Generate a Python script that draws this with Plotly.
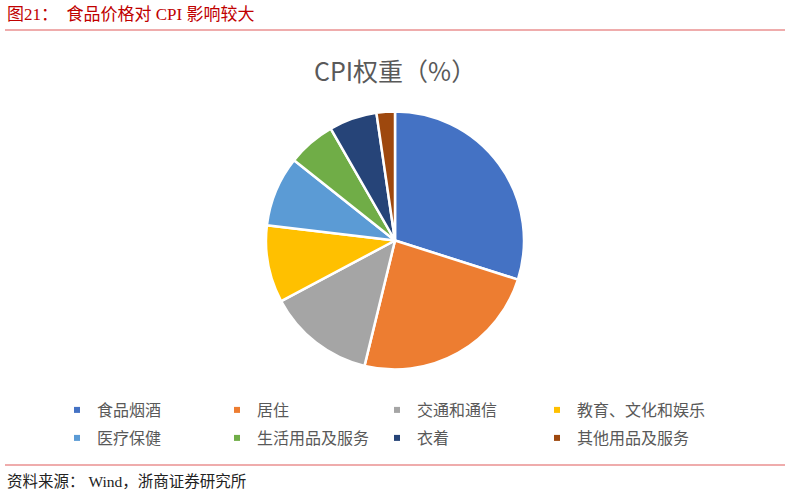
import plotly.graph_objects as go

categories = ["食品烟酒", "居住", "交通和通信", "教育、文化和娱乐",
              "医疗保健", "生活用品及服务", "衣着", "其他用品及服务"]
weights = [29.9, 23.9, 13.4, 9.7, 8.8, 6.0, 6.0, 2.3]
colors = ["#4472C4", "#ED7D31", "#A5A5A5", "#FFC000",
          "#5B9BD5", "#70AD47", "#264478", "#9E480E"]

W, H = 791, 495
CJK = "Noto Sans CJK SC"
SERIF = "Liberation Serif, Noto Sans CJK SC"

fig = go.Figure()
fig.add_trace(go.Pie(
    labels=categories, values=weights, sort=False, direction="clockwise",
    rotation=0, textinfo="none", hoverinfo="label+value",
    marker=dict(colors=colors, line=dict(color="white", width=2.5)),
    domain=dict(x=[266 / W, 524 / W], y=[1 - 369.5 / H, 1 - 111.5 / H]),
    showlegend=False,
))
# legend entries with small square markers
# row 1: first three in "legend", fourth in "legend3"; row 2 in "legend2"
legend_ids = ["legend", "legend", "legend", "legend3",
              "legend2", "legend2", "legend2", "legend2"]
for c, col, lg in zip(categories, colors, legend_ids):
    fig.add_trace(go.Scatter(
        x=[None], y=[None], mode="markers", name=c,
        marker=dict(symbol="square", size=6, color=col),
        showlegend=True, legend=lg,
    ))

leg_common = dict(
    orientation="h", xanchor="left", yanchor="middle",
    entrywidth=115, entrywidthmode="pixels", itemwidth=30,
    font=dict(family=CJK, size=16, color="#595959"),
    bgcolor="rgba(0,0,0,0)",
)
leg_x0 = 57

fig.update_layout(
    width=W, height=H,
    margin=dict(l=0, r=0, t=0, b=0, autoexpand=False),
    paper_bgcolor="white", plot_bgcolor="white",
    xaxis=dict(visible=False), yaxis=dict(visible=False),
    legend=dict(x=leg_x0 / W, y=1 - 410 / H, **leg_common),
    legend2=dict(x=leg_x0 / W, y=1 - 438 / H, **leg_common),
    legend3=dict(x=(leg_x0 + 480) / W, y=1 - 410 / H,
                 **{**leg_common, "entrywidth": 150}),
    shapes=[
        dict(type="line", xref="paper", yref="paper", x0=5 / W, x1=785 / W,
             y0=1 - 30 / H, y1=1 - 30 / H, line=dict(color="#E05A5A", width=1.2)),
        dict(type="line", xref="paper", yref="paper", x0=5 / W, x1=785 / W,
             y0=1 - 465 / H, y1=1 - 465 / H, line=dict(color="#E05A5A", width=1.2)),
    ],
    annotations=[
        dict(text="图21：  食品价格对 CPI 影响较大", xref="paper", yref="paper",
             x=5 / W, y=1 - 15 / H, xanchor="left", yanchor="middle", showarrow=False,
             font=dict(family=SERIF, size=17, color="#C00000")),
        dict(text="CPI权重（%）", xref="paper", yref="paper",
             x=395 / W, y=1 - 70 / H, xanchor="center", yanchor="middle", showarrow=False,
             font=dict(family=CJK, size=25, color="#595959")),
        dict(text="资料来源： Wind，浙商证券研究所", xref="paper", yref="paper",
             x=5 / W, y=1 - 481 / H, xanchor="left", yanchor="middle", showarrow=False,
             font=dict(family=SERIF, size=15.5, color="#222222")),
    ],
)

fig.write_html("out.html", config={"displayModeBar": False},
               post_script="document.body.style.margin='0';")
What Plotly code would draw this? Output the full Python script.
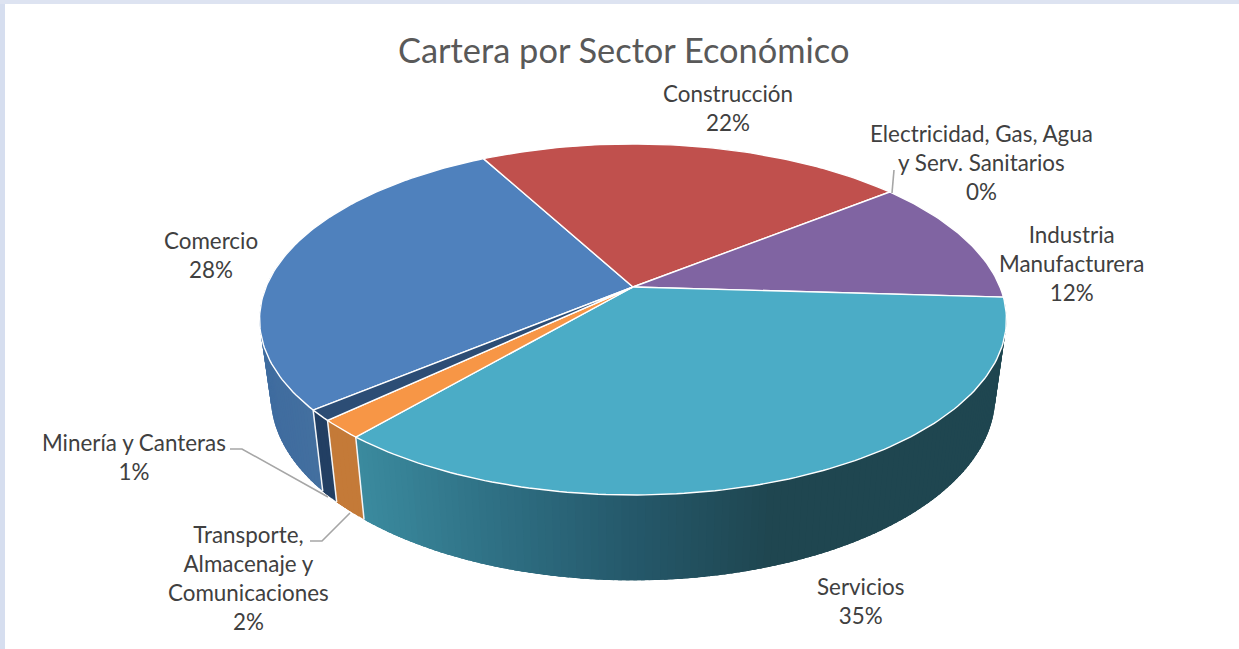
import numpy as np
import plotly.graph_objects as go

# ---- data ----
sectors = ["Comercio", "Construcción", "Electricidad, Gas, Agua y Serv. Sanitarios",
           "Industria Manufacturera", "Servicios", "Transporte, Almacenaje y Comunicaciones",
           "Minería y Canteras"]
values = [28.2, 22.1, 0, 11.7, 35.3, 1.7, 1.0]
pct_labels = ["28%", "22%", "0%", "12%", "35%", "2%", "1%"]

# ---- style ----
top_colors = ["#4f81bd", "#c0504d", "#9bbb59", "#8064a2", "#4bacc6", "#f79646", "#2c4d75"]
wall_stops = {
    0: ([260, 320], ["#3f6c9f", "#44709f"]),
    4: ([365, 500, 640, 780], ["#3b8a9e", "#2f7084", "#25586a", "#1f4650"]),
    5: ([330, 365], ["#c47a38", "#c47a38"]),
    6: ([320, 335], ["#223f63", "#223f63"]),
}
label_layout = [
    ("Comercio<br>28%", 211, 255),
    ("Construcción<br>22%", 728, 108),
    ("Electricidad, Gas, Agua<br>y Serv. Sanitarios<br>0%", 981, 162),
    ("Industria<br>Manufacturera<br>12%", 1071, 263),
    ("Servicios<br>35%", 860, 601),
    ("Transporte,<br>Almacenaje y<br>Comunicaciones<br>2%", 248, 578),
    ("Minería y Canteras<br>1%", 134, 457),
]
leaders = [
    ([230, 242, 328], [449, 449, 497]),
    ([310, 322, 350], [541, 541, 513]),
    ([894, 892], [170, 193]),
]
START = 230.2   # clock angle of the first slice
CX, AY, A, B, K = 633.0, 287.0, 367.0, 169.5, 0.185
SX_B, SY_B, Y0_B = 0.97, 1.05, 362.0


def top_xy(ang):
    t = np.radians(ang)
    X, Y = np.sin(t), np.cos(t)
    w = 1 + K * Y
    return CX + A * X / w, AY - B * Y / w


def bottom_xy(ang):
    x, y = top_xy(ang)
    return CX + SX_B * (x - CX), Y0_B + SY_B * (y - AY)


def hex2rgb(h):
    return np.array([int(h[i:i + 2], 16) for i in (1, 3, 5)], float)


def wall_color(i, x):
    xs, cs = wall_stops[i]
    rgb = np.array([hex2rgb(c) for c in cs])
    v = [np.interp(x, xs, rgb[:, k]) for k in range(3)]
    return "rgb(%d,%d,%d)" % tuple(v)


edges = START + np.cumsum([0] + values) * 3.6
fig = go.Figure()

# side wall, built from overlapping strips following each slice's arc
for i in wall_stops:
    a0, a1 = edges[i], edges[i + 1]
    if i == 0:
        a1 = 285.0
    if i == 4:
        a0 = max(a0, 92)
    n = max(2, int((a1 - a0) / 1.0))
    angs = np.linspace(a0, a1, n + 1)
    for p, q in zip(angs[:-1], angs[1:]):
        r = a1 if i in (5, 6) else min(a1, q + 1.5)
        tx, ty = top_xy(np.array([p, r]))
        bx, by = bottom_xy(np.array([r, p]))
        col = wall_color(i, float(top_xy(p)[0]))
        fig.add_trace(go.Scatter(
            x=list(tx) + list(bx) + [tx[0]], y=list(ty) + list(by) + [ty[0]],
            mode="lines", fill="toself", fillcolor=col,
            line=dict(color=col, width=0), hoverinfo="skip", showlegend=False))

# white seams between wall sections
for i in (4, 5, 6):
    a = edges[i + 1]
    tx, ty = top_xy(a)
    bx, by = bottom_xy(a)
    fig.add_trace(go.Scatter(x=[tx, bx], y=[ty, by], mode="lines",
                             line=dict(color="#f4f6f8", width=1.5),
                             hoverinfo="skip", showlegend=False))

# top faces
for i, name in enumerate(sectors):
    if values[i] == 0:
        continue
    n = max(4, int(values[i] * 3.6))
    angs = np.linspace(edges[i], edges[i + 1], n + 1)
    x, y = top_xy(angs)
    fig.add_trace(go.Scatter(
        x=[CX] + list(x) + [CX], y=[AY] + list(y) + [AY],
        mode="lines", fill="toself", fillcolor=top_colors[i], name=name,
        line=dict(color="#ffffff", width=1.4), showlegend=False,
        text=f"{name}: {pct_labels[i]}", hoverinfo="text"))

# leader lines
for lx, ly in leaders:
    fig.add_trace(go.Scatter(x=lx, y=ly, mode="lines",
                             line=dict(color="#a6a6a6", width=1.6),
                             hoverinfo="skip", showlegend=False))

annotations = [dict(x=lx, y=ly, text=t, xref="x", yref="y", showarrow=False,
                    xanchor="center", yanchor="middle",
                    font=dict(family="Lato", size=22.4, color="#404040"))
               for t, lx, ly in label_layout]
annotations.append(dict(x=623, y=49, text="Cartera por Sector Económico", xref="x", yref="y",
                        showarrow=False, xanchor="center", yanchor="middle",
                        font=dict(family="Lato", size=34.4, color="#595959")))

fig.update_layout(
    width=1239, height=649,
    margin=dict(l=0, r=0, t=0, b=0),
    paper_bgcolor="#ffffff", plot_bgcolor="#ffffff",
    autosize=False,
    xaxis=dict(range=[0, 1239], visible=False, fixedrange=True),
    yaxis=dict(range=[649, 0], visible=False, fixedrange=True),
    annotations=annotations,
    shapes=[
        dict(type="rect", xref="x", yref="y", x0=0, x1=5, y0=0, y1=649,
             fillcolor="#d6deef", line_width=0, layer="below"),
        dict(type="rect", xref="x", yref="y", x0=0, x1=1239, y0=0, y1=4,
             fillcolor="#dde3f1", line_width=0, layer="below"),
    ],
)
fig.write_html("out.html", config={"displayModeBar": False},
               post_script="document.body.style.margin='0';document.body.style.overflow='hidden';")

Problem:
Restate exactly, please, only the lines between the start of the data and the line containing "Serif, Noto Sans", both ends included, skipping the pictures.

Finished task:
Generate a Python script that draws this with Plotly.
import plotly.graph_objects as go

categories = ["食品烟酒", "居住", "交通和通信", "教育、文化和娱乐",
              "医疗保健", "生活用品及服务", "衣着", "其他用品及服务"]
weights = [29.9, 23.9, 13.4, 9.7, 8.8, 6.0, 6.0, 2.3]
colors = ["#4472C4", "#ED7D31", "#A5A5A5", "#FFC000",
          "#5B9BD5", "#70AD47", "#264478", "#9E480E"]

W, H = 791, 495
CJK = "Noto Sans CJK SC"
SERIF = "Liberation Serif, Noto Sans CJK SC"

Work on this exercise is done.